[Task details]
Exactly the lines from the start of the data below through the line that contains "import * as d3 from 'd3';" are to be copied, with pictures left out.

[Provided material]
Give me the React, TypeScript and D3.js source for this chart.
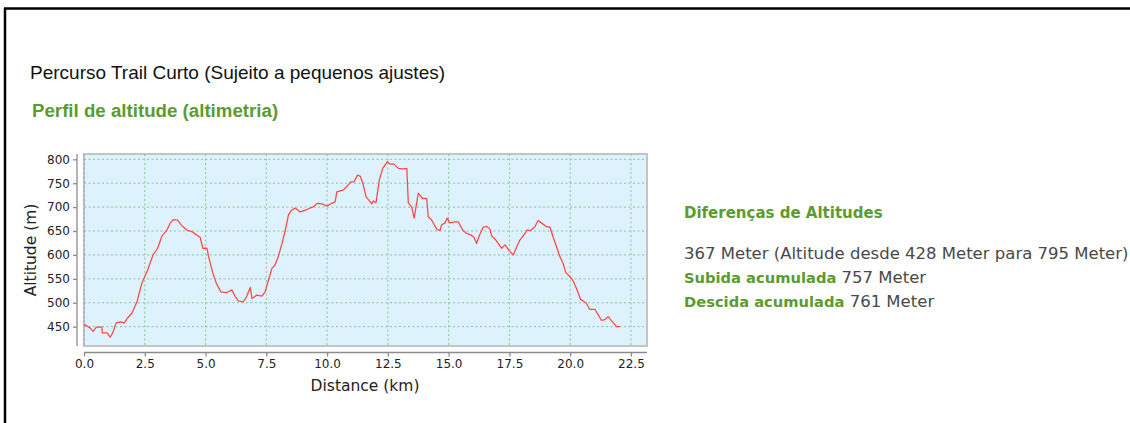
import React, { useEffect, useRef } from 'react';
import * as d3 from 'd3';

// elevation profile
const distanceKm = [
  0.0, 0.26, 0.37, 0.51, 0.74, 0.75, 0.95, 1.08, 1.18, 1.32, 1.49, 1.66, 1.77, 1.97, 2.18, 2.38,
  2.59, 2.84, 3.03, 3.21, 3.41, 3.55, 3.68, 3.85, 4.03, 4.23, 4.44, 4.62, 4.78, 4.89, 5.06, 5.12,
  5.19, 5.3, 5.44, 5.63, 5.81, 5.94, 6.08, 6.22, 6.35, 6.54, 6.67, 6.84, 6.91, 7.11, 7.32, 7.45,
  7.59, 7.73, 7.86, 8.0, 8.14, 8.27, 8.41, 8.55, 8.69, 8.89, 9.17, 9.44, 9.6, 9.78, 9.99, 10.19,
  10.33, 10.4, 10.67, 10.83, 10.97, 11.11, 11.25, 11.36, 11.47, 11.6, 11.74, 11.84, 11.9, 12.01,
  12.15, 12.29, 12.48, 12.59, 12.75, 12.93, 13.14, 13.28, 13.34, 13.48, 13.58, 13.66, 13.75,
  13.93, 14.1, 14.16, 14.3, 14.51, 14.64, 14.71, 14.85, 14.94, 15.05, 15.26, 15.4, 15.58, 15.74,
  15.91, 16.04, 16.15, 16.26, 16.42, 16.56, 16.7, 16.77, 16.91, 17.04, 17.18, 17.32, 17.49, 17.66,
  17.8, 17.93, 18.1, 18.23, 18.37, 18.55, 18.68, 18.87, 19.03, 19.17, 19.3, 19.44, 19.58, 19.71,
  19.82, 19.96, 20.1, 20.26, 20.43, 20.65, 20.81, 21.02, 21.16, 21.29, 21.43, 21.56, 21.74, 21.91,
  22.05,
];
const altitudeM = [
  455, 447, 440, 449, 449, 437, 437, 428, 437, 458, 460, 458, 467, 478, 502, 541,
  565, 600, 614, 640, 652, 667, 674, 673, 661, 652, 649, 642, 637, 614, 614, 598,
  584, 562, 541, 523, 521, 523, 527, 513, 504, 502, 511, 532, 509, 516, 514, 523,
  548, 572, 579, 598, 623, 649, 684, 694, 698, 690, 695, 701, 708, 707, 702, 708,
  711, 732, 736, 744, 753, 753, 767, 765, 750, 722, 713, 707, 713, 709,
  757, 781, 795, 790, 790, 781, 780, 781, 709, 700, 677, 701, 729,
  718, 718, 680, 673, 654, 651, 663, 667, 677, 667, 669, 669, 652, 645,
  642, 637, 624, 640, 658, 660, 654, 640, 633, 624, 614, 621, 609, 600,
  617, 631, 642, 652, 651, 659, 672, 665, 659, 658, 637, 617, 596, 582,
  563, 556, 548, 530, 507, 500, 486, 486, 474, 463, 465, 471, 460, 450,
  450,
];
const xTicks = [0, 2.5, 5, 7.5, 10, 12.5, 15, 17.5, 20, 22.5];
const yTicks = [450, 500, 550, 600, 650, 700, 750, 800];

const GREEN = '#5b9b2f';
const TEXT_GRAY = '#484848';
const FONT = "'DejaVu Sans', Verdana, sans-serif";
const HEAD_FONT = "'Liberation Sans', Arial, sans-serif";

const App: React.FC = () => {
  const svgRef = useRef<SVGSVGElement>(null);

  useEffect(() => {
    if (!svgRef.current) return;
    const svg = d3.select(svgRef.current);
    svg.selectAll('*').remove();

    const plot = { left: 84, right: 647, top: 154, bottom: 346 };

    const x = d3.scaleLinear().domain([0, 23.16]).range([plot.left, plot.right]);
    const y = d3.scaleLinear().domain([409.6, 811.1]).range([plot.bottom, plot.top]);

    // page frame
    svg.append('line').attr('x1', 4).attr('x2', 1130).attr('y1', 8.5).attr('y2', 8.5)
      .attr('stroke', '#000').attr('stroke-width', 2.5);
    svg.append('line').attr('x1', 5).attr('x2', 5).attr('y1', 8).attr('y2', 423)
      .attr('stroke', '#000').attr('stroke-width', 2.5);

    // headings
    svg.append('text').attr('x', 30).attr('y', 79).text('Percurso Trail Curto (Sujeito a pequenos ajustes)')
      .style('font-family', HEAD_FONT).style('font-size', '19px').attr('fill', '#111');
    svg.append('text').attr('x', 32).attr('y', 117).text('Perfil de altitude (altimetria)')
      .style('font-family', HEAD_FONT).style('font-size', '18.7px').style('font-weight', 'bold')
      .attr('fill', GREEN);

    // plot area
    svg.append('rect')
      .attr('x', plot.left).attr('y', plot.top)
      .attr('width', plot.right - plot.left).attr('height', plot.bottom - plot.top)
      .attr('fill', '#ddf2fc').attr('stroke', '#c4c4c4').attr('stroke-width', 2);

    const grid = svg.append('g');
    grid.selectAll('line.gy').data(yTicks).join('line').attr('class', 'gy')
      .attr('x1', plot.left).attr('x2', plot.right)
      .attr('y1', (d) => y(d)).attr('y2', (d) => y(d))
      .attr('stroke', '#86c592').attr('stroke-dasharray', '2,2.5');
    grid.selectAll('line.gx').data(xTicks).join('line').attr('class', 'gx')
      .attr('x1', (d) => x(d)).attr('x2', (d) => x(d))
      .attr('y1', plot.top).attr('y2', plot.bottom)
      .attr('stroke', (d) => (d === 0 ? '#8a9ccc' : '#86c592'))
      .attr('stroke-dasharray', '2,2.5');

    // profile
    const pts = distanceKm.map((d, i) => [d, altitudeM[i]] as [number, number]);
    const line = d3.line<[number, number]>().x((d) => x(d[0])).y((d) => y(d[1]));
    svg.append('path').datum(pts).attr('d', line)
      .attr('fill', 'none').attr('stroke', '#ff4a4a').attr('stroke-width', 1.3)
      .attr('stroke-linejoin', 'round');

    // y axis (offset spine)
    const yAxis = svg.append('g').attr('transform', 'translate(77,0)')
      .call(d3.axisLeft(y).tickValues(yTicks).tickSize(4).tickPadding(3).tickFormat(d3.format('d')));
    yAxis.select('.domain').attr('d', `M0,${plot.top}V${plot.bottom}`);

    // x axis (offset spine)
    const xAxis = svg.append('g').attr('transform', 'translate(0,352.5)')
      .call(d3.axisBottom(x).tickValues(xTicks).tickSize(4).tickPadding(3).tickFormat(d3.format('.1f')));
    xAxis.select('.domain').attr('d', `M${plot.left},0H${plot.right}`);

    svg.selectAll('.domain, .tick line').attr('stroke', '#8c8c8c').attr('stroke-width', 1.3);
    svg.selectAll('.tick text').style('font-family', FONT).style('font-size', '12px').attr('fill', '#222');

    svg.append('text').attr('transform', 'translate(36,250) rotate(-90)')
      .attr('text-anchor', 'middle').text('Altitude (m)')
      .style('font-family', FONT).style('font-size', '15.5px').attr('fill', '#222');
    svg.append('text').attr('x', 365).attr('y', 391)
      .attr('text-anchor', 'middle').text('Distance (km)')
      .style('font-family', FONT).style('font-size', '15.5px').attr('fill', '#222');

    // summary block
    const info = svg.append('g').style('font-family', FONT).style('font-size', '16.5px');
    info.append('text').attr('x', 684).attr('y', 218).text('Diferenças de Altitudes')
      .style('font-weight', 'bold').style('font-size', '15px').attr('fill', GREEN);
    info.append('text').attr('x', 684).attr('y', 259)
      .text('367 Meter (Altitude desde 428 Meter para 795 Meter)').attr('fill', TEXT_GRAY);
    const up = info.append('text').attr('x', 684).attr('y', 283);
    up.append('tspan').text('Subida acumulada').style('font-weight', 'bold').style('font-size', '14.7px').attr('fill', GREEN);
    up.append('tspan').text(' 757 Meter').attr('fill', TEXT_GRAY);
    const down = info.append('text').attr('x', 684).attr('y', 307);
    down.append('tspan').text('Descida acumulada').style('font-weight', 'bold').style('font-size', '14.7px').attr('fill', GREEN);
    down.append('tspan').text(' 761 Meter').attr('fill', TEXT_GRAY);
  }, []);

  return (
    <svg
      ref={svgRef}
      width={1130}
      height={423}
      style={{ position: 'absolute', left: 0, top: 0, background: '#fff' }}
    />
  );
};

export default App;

[Response to the exercise]
Give me the React, TypeScript and D3.js source for this chart.
import React, { useEffect, useRef } from 'react';
import * as d3 from 'd3';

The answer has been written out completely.